You’re wearing a mask, you’re wearing gloves; nonetheless, there’s still a possibility, because the virus is very vicious and determined, and there’s still some uncertainty not only about how long it lasts on surfaces, but also about how much of the virus you’re shedding, particularly when you’re asymptomatic. Something we all can do is start writing to the big employers — the Amazons and the Walmarts and the Whole Foods and whatnot — to remind them that they have an obligation to protect their workers as best they can, and that means masks and gloves and working out their systems so they have physical distance from each other. So exert some public pressure to improve the conditions of the workers and, if you’re so inclined, even support unionization, because the truth is, that is what has protected people over the years in many industries.

online grocery shopping

A spaced-apart line waits to enter Sprouts Farmers Market in Philadelphia. Photograph by Caroline Cunningham

Are you personally continuing to make trips to the grocery store, or have you moved to shopping online?
It’s something we have struggled with. My wife and I are both 67, otherwise healthy. I’m looking at the numbers, and I do medical ethics, and I have seen intensive care units, and I have close family members in intensive care units, and even if you do well in an intensive care unit, there are still consequences to being in an ICU. We have made trips to the grocery store. My wife made a trip to the drugstore yesterday and went into a grocery store with a mask. She was surprised that not everybody was honoring distancing. So that makes it very difficult. I think we have agreed that we are going to do food orders. We’ve got a couple dozen food items in a cart right now on Amazon that we’re going to try to hold off ordering for a while. As everyone has said, because everything is so extreme, every decision seems to be more critical.

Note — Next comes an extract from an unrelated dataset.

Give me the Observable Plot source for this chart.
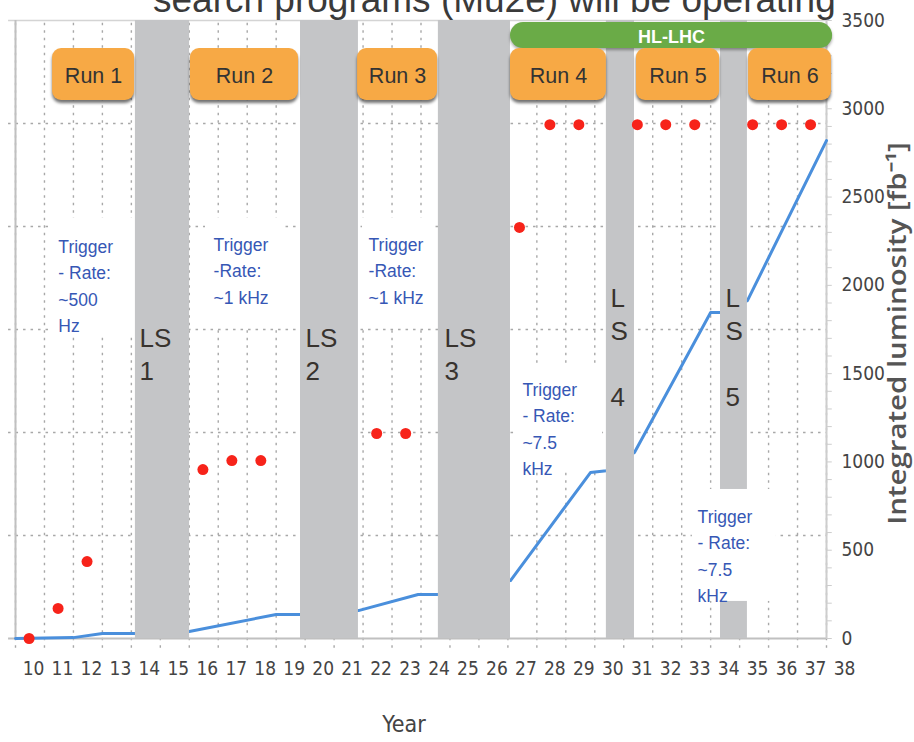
<!DOCTYPE html>
<html><head><meta charset="utf-8">
<script src="https://cdn.jsdelivr.net/npm/d3@7"></script>
<script src="https://cdn.jsdelivr.net/npm/@observablehq/plot@0.6"></script>
<style>
body{margin:0;background:#fff;width:914px;height:742px;overflow:hidden;position:relative;font-family:"Liberation Sans",Arial,sans-serif}
#title{position:absolute;left:153px;top:-19px;font-size:37px;line-height:37px;color:#3a3a3a;white-space:nowrap;z-index:2}
#chart{position:absolute;left:0;top:0}
</style></head><body>
<div id="title">search programs (Mu2e) will be operating</div>
<div id="chart"></div>
<script>
// ---- axis ticks ----
const yearTicks = [10,11,12,13,14,15,16,17,18,19,20,21,22,23,24,25,26,27,28,29,30,31,32,33,34,35,36,37,38];
const lumiTicks = [0,500,1000,1500,2000,2500,3000,3500];
const gridValues = [583.3,1166.7,1750,2333.3,2916.7];

// ---- integrated luminosity (fb^-1) ----
const lumiYear  = [10, 12, 13, 14.14, 16.0, 19.0, 19.84, 21.84, 23.9, 24.6, 27.09, 29.85, 30.4, 31.37, 34.0, 34.34, 35.27, 38];
const lumiValue = [0, 5, 28, 28, 40, 136, 136, 158, 249, 249, 328, 940, 950, 1053, 1846, 1846, 1914, 2820];

// ---- red dots ----
const dotYear  = [10.47, 11.47, 12.47, 16.47, 17.47, 18.47, 22.47, 23.47, 27.4, 28.45, 29.45, 31.47, 32.45, 33.45, 35.45, 36.45, 37.45];
const dotValue = [0, 170, 436, 957, 1008, 1008, 1161, 1161, 2328, 2910, 2910, 2910, 2910, 2910, 2910, 2910, 2910];

// ---- long shutdowns ----
const lsLabel = ["LS\n1", "LS\n2", "LS\n3", "L\nS\n\n4", "L\nS\n\n5"];
const lsStart = [14.14, 19.84, 24.6, 30.4, 34.34];
const lsEnd   = [16.01, 21.84, 27.09, 31.37, 35.27];
const lsTextX = [14.28, 20.01, 24.81, 30.54, 34.51];
const lsTextY = [1784, 1784, 1784, 2010, 2010];

// ---- runs ----
const runLabel = ["Run 1", "Run 2", "Run 3", "Run 4", "Run 5", "Run 6"];
const runStart = [11.28, 16.04, 21.81, 27.09, 31.44, 35.31];
const runEnd   = [14.11, 19.77, 24.57, 30.40, 34.31, 38.17];
const runBottom = 3047, runTop = 3341, runMid = 3183;
const hlLabel = ["HL-LHC"];
const hlStart = [27.09], hlEnd = [38.21], hlBottom = [3341], hlTop = [3488];

// ---- trigger notes ----
const trigText = ["Trigger\n- Rate:\n~500\nHz", "Trigger\n-Rate:\n~1 kHz", "Trigger\n-Rate:\n~1 kHz", "Trigger\n- Rate:\n~7.5\nkHz", "Trigger\n- Rate:\n~7.5\nkHz"];
const trigX = [11.48, 16.84, 22.19, 27.5, 33.55];
const trigY = [2288, 2300, 2300, 1478, 759];
const boxX1 = [11.14, 16.56, 21.98, 27.26, 33.37];
const boxX2 = [14.14, 19.22, 24.5, 30.27, 36.27];
const boxY1 = [1727, 1767, 1767, 951, 210];
const boxY2 = [2379, 2379, 2379, 1557, 844];

const yLabel = "Integrated luminosity [fb⁻¹]";

const lumi = lumiYear.map((x, i) => ({x, y: lumiValue[i]}));
const dots = dotYear.map((x, i) => ({x, y: dotValue[i]}));
const ls = lsLabel.map((t, i) => ({t, x1: lsStart[i], x2: lsEnd[i], tx: lsTextX[i], ty: lsTextY[i]}));
const runs = runLabel.map((t, i) => ({t, x1: runStart[i], x2: runEnd[i], cx: (runStart[i] + runEnd[i]) / 2}));
const hl = hlLabel.map((t, i) => ({t, x1: hlStart[i], x2: hlEnd[i], y1: hlBottom[i], y2: hlTop[i], cx: (hlStart[i] + hlEnd[i]) / 2, cy: (hlBottom[i] + hlTop[i]) / 2 - 8}));
const trig = trigText.map((t, i) => ({t, x: trigX[i], y: trigY[i], x1: boxX1[i], x2: boxX2[i], y1: boxY1[i], y2: boxY2[i]}));

const sans = "Liberation Sans, Arial, Helvetica, sans-serif";
const narrow = "Liberation Sans Narrow, Arial Narrow, DejaVu Sans Condensed, sans-serif";

const chart = Plot.plot({
  width: 914, height: 742,
  marginLeft: 15, marginRight: 88, marginTop: 20, marginBottom: 104,
  x: {domain: [10, 38]},
  y: {domain: [0, 3500]},
  style: {fontFamily: narrow, color: "#444", background: "#fff"},
  marks: [
    // grid
    Plot.ruleY(gridValues, {y: d => d, x1: 9.76, x2: 38, stroke: "#a8a8a8", strokeWidth: 1.4, strokeDasharray: "2.5,5"}),
    Plot.ruleX(yearTicks, {x: d => d, y1: -55, y2: 3500, stroke: "#a8a8a8", strokeWidth: 1.4, strokeDasharray: "2.5,5"}),
    Plot.ruleY([3500], {y: d => d, x1: 9.76, x2: 38, stroke: "#d4d4d4", strokeWidth: 1.5}),
    // axis lines
    Plot.ruleY([0], {y: d => d, x1: 9.76, x2: 38, stroke: "#c0c0c0", strokeWidth: 2}),
    Plot.ruleX([10], {x: d => d, y1: 0, y2: 3500, stroke: "#c0c0c0", strokeWidth: 2}),
    Plot.ruleX([38], {x: d => d, y1: 0, y2: 3500, stroke: "#cdcdcd", strokeWidth: 2}),
    Plot.ruleY(d3.range(0, 3501, 100), {y: d => d, x1: 38, x2: 38.2, stroke: "#cdcdcd", strokeWidth: 1}),
    // white note boxes (first four)
    Plot.rect(trig.slice(0, 4), {x1: "x1", x2: "x2", y1: "y1", y2: "y2", fill: "#fff"}),
    // luminosity line
    Plot.line(lumi, {x: "x", y: "y", stroke: "#4a8fdc", strokeWidth: 3}),
    // long shutdowns
    Plot.rect(ls, {x1: "x1", x2: "x2", y1: 0, y2: 3500, fill: "#c4c5c7"}),
    Plot.rect(trig.slice(4), {x1: "x1", x2: "x2", y1: "y1", y2: "y2", fill: "#fff"}),
    // red dots
    Plot.dot(dots, {x: "x", y: "y", r: 5.5, fill: "#f7231a", stroke: "none"}),
    // texts
    Plot.text(trig, {x: "x", y: "y", text: "t", textAnchor: "start", lineAnchor: "top", lineHeight: 1.5, fontSize: 17.5, fill: "#3657b5", fontFamily: sans}),
    Plot.text(ls, {x: "tx", y: "ty", text: "t", textAnchor: "start", lineAnchor: "top", lineHeight: 1.27, fontSize: 26, fill: "#38332e", fontFamily: sans}),
    // shadows
    Plot.rect(runs, {x1: "x1", x2: "x2", y1: runBottom, y2: runTop, fill: "#000", fillOpacity: 0.55, rx: 9, dy: 3}),
    Plot.rect(hl, {x1: "x1", x2: "x2", y1: "y1", y2: "y2", fill: "#000", fillOpacity: 0.35, rx: 13, dy: 2}),
    // run boxes
    Plot.rect(hl, {x1: "x1", x2: "x2", y1: "y1", y2: "y2", fill: "#6aab47", rx: 13}),
    Plot.rect(runs, {x1: "x1", x2: "x2", y1: runBottom, y2: runTop, fill: "#f7a945", rx: 9}),
    Plot.text(runs, {x: "cx", y: runMid, text: "t", fontSize: 21.5, fill: "#333", fontFamily: sans}),
    Plot.text(hl, {x: "cx", y: "cy", text: "t", fontSize: 18, fontWeight: "bold", fill: "#fff", fontFamily: sans}),
    // axes
    Plot.axisX({ticks: yearTicks, tickSize: 0, tickPadding: 23, dx: 18, fontSize: 19, label: null, tickFormat: d => String(d)}),
    Plot.axisY({anchor: "right", ticks: lumiTicks, tickSize: 0, tickPadding: 15, fontSize: 19, label: null, tickFormat: d => String(d)}),
    Plot.text(["Year"], {frameAnchor: "bottom", text: d => d, dx: -17, dy: 93, fontSize: 23, fill: "#444"}),
    Plot.text([yLabel], {frameAnchor: "right", textAnchor: "middle", lineAnchor: "middle", text: d => d, rotate: -90, dx: 72, dy: 4, fontSize: 24.5, fontWeight: 600, fill: "#555", fontFamily: "Open Sans, sans-serif"})
  ]
});

const svg = d3.select(chart);
const defs = svg.insert("defs", ":first-child");
defs.append("filter").attr("id", "sh").attr("x", "-10%").attr("y", "-30%").attr("width", "120%").attr("height", "160%")
  .append("feGaussianBlur").attr("stdDeviation", 1.6);
svg.selectAll("g").filter(function() { return this.getAttribute("fill") === "#000"; }).attr("filter", "url(#sh)");
svg.selectAll("text").filter(function() { return this.textContent === yLabel; }).each(function() {
  const el = d3.select(this);
  const tr = el.attr("transform") || "";
  el.attr("transform", tr + " scale(1.2,1)");
});
document.getElementById("chart").append(chart);
</script>
</body></html>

And if you’re at all thoughtful about life, you’re reflecting even about taking a walk more than you would a month ago. And this is no different. So I think the most positive thing I can say is, it’s good for people to be aware that they have to make choices that are moral choices.

There are those who are unable to order online because they’re using food stamps. How should we take that into consideration?
Yes, or who just don’t have access to the internet. There are also some people who still use cash. There’s so much that people who have a comfortable living standard take for granted.

“Our moral senses are so much sharpened now by what’s happening, and that’s a good thing.”

Given that there are people who can only shop at the store, am I causing problems for them by going to the store myself and taking up a spot?
It’s almost imponderable. No choice is ever made without some consequences, and the downsides and the upsides — again, it’s just like everything else. Everything is more extreme. I don’t really know how to advise whether you should be taking up that space or not, but it does reflect back on our capacity and our self-awareness and the fact that these moral choices have far greater implications. Our moral senses are so much sharpened now by what’s happening, and that’s a good thing. One of my old bosses used to say: Guilt is a noble emotion. We have, I think, too often psychoanalyzed guilt, and without criticizing the psychoanalysts too much, it may be that guilt does play a sort of very important role. Or at least that it’s a barometer of something we should be aware of, and that we can’t just leave it at that. We have to reflect on it. It’s okay to feel some guilt if it leads to some action.

This interview has been edited for length and clarity.

Correction: This article was updated to note that 25 percent of infected people may show no symptoms of the coronavirus.